▶ [Exercise requirements] Print the listing from its top line through the line containing "Area, XAxis, YAxis", nothing more, and leave out the pictures.

▶ [Material]
— BEGIN —

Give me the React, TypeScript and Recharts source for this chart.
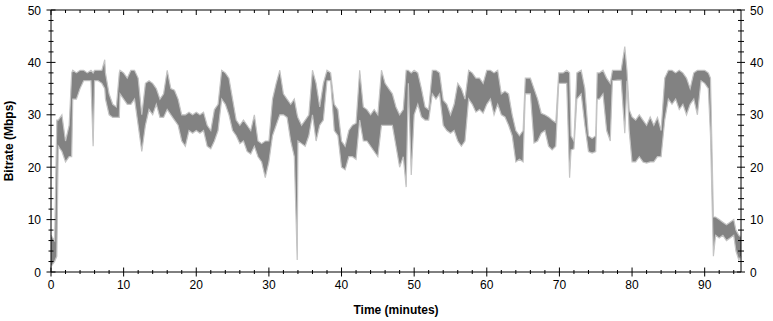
import React from "react";
import { AreaChart, Area, XAxis, YAxis } from "recharts";

// minutes into the stream
const minutes = [
  0, 0.5, 0.8, 1.0, 1.5, 2.0, 2.5, 2.85, 3.0, 3.5,
  4.0, 4.5, 5.0, 5.5, 5.8, 6.0, 6.5, 7.0, 7.4, 7.5,
  8.0, 8.5, 9.0, 9.4, 9.5, 10.0, 10.5, 11.0, 11.5, 12.0,
  12.5, 13.0, 13.5, 14.0, 14.5, 15.0, 15.5, 16.0, 16.5, 17.0,
  17.5, 18.0, 18.5, 19.0, 19.5, 20.0, 20.5, 21.0, 21.5, 22.0,
  22.5, 23.0, 23.5, 24.0, 24.5, 25.0, 25.5, 26.0, 26.5, 27.0,
  27.5, 28.0, 28.5, 29.0, 29.5, 30.0, 30.5, 31.0, 31.5, 32.0,
  32.5, 33.0, 33.5, 33.9, 34.0, 34.5, 35.0, 35.5, 36.0, 36.5,
  37.0, 37.5, 38.0, 38.5, 39.0, 39.5, 40.0, 40.5, 41.0, 41.5,
  42.0, 42.5, 43.0, 43.5, 44.0, 44.5, 45.0, 45.5, 46.0, 46.5,
  47.0, 47.5, 48.0, 48.5, 48.9, 49.2, 49.6, 50.0, 50.5, 51.0,
  51.5, 52.0, 52.5, 53.0, 53.5, 54.0, 54.5, 55.0, 55.5, 56.0,
  56.5, 57.0, 57.5, 58.0, 58.5, 59.0, 59.5, 60.0, 60.5, 61.0,
  61.5, 62.0, 62.5, 63.0, 63.5, 64.0, 64.5, 65.0, 65.3, 66.0,
  66.5, 67.0, 67.5, 68.0, 68.5, 69.0, 69.5, 69.9, 70.5, 71.0,
  71.4, 71.6, 72.0, 72.4, 73.0, 73.5, 74.0, 74.5, 75.0, 75.2,
  75.5, 76.0, 76.5, 77.0, 77.3, 78.0, 78.5, 79.0, 79.3, 79.6,
  80.0, 80.5, 81.0, 81.5, 82.0, 82.5, 83.0, 83.5, 84.0, 84.5,
  85.0, 85.5, 86.0, 86.5, 87.0, 87.5, 88.0, 88.5, 89.0, 89.5,
  90.0, 90.5, 90.8, 91.2, 91.5, 92.0, 92.5, 93.0, 93.5, 94.0,
  94.3, 94.7, 95.0,
];

// lower edge of the bitrate trace (Mbps)
const lowMbps = [
  1, 2, 3, 24, 23, 21, 22, 22, 33, 33,
  35, 36.5, 36.5, 36.5, 24, 36.5, 36.5, 36, 35, 33,
  30, 29.5, 29.5, 29.5, 34, 33, 32, 32, 33, 28,
  23, 28, 31, 30, 32, 29.5, 29.5, 31, 30, 29,
  28, 25, 24, 27, 26.5, 27, 26.5, 27, 24, 23.5,
  25, 27, 33, 32, 30, 27, 26, 24.5, 25, 23,
  22.5, 24, 22, 21, 18, 21, 26, 28, 30, 30,
  29.5, 25, 22, 2.3, 25, 24.5, 24, 26, 30, 25,
  28, 29, 36.5, 36.5, 27, 26, 20, 19.5, 22, 22,
  21.5, 29, 25, 25, 24, 23, 22, 28, 28, 28,
  28, 24, 20, 22, 16.2, 36, 18.5, 30, 32, 29.6,
  29, 29, 34, 33, 34, 28, 27, 26.5, 27, 25,
  24, 25, 33, 32, 30.5, 31, 30.3, 32, 33, 30,
  32, 30, 29.6, 28, 26, 21, 21.5, 21, 34, 34,
  24.6, 25, 26.5, 27, 24, 23.3, 24, 36, 36, 36,
  18, 23.3, 23.5, 33, 34, 28, 23, 22.7, 23, 33,
  33, 34, 27, 25, 36.5, 36.6, 36.6, 26.5, 36.5, 27,
  21, 21, 22, 21, 20.8, 21, 21, 22, 22, 29,
  33, 32, 33, 31, 32, 30, 32, 33, 30, 36.5,
  36, 35, 26, 3, 7, 6.5, 7, 6, 6.5, 7,
  4, 2.3, 3,
];

// upper edge of the bitrate trace (Mbps)
const highMbps = [
  7, 6, 29, 29, 30, 25, 28, 38, 38.5, 38,
  38.5, 38.5, 38, 38.5, 38, 38.5, 38.5, 38.5, 40.5, 38,
  34, 32, 31.5, 38, 38.5, 38, 37, 38.5, 38.5, 37,
  30, 36, 36.5, 36, 35, 33, 34, 38.5, 35, 34.7,
  33, 30, 30, 30.5, 30, 30.5, 30, 30.5, 28, 27,
  31, 32, 38.5, 38, 37, 33, 29, 28, 29, 28,
  27, 30, 25, 24.5, 25, 25, 33, 36, 38.5, 34,
  33, 32, 33, 30, 29.5, 28, 29, 30, 38.5, 36,
  31.5, 36, 38.5, 38, 32, 31, 25, 24, 27, 28,
  28.4, 38.5, 31.5, 31, 30, 31, 30, 38.5, 36, 35,
  34, 31.5, 30, 31, 38.5, 38.5, 38, 38.5, 38, 35,
  31.5, 31, 38.5, 38.5, 38, 32.8, 32, 30, 32, 36,
  35, 33, 38.5, 38, 37, 37, 36, 38.5, 38.5, 38,
  38.5, 34, 34.5, 34, 30, 27, 26, 27, 37, 37,
  35, 33, 30.3, 30, 29.6, 29, 28.5, 38, 38, 38.5,
  38, 26, 25, 38, 38.5, 35, 26, 25.5, 26, 38,
  38, 38.5, 37, 36, 38.5, 38.5, 38.5, 43, 38.5, 31,
  29.6, 29, 30, 29, 28, 29.6, 28, 29.5, 27, 37,
  38.5, 38.5, 38, 38.5, 38, 37, 35, 38, 38.5, 38.5,
  38.5, 38, 37, 10.5, 10.5, 10, 9.5, 9, 9.5, 10,
  8, 7, 6.7,
];

const xTicks = [
  0, 2, 4, 6, 8, 10, 12, 14, 16, 18, 20, 22, 24, 26, 28, 30, 32, 34, 36, 38,
  40, 42, 44, 46, 48, 50, 52, 54, 56, 58, 60, 62, 64, 66, 68, 70, 72, 74, 76, 78,
  80, 82, 84, 86, 88, 90, 92, 94,
];
const yTicks = [
  0, 2, 4, 6, 8, 10, 12, 14, 16, 18, 20, 22, 24, 26, 28, 30, 32, 34, 36, 38,
  40, 42, 44, 46, 48, 50,
];

const data = minutes.map((t, i) => ({ t, low: lowMbps[i], high: highMbps[i] }));

const FONT = "'Liberation Sans', Arial, sans-serif";

const BottomTick = ({ x, y, payload }: any) => {
  const major = payload.value % 10 === 0;
  const len = major ? 4.5 : 2;
  return (
    <g>
      <line x1={x} x2={x} y1={y - len} y2={y + len} stroke="#000" />
      {major && (
        <text x={x} y={y + 17} textAnchor="middle" fontSize={12} fontFamily={FONT} fill="#000">
          {payload.value}
        </text>
      )}
    </g>
  );
};

const TopTick = ({ x, y, payload }: any) => {
  const major = payload.value % 10 === 0;
  return <line x1={x} x2={x} y1={y} y2={y + (major ? 5 : 3)} stroke="#000" />;
};

const LeftTick = ({ x, y, payload }: any) => {
  const major = payload.value % 10 === 0;
  const len = major ? 4.5 : 2.5;
  return (
    <g>
      <line x1={x - len} x2={x + len} y1={y} y2={y} stroke="#000" />
      {major && (
        <text x={x - 10} y={y + 4.5} textAnchor="end" fontSize={12} fontFamily={FONT} fill="#000">
          {payload.value}
        </text>
      )}
    </g>
  );
};

const RightTick = ({ x, y, payload }: any) => {
  const major = payload.value % 10 === 0;
  const len = major ? 4 : 3;
  return (
    <g>
      <line x1={x - len} x2={x + len} y1={y} y2={y} stroke="#000" />
      {major && (
        <text x={x + 9} y={y + 4.5} textAnchor="start" fontSize={12} fontFamily={FONT} fill="#000">
          {payload.value}
        </text>
      )}
    </g>
  );
};

const YTitle = ({ viewBox }: any) => {
  const cx = viewBox.x + 9;
  const cy = viewBox.y + viewBox.height / 2;
  return (
    <text
      x={cx}
      y={cy}
      transform={`rotate(-90 ${cx} ${cy})`}
      textAnchor="middle"
      dominantBaseline="central"
      fontSize={12}
      fontWeight="bold"
      fontFamily={FONT}
      fill="#000"
    >
      Bitrate (Mbps)
    </text>
  );
};

const XTitle = ({ viewBox }: any) => {
  const cx = viewBox.x + viewBox.width / 2;
  return (
    <text
      x={cx}
      y={viewBox.y + 42}
      textAnchor="middle"
      fontSize={12}
      fontWeight="bold"
      fontFamily={FONT}
      fill="#000"
    >
      Time (minutes)
    </text>
  );
};

export default function App() {
  return (
    <div style={{ position: "absolute", left: 0, top: 0, background: "#fff" }}>
      <AreaChart width={773} height={321} data={data} margin={{ top: 9, right: 0, bottom: 0, left: 0 }}>
        <XAxis
          dataKey="t"
          type="number"
          domain={[0, 95]}
          ticks={xTicks}
          interval={0}
          tickSize={0}
          tickMargin={0}
          tickLine={false}
          tick={<BottomTick />}
          height={49}
          axisLine={{ stroke: "#000" }}
          label={<XTitle />}
        />
        <XAxis
          xAxisId="top"
          orientation="top"
          dataKey="t"
          type="number"
          domain={[0, 95]}
          ticks={xTicks}
          interval={0}
          tickSize={0}
          tickMargin={0}
          tickLine={false}
          tick={<TopTick />}
          height={1}
          axisLine={{ stroke: "#000" }}
        />
        <YAxis
          type="number"
          domain={[0, 50]}
          ticks={yTicks}
          interval={0}
          tickSize={0}
          tickMargin={0}
          tickLine={false}
          tick={<LeftTick />}
          width={51}
          axisLine={{ stroke: "#000" }}
          label={<YTitle />}
        />
        <YAxis
          yAxisId="right"
          orientation="right"
          type="number"
          domain={[0, 50]}
          ticks={yTicks}
          interval={0}
          tickSize={0}
          tickMargin={0}
          tickLine={false}
          tick={<RightTick />}
          width={32}
          axisLine={{ stroke: "#000" }}
        />
        {/* same trace bound to the top/right axes so their scales get built */}
        <Area
          xAxisId="top"
          yAxisId="right"
          type="linear"
          dataKey={(d: any) => [d.low, d.high]}
          stroke="none"
          fill="none"
          dot={false}
          activeDot={false}
          isAnimationActive={false}
        />
        <Area
          type="linear"
          dataKey={(d: any) => [d.low, d.high]}
          stroke="#c4c4c4"
          strokeWidth={1.2}
          fill="#828282"
          fillOpacity={1}
          dot={false}
          activeDot={false}
          isAnimationActive={false}
        />
      </AreaChart>
    </div>
  );
}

— END —

▶ [Correct result]
Give me the React, TypeScript and Recharts source for this chart.
import React from "react";
import { AreaChart, Area, XAxis, YAxis } from "recharts";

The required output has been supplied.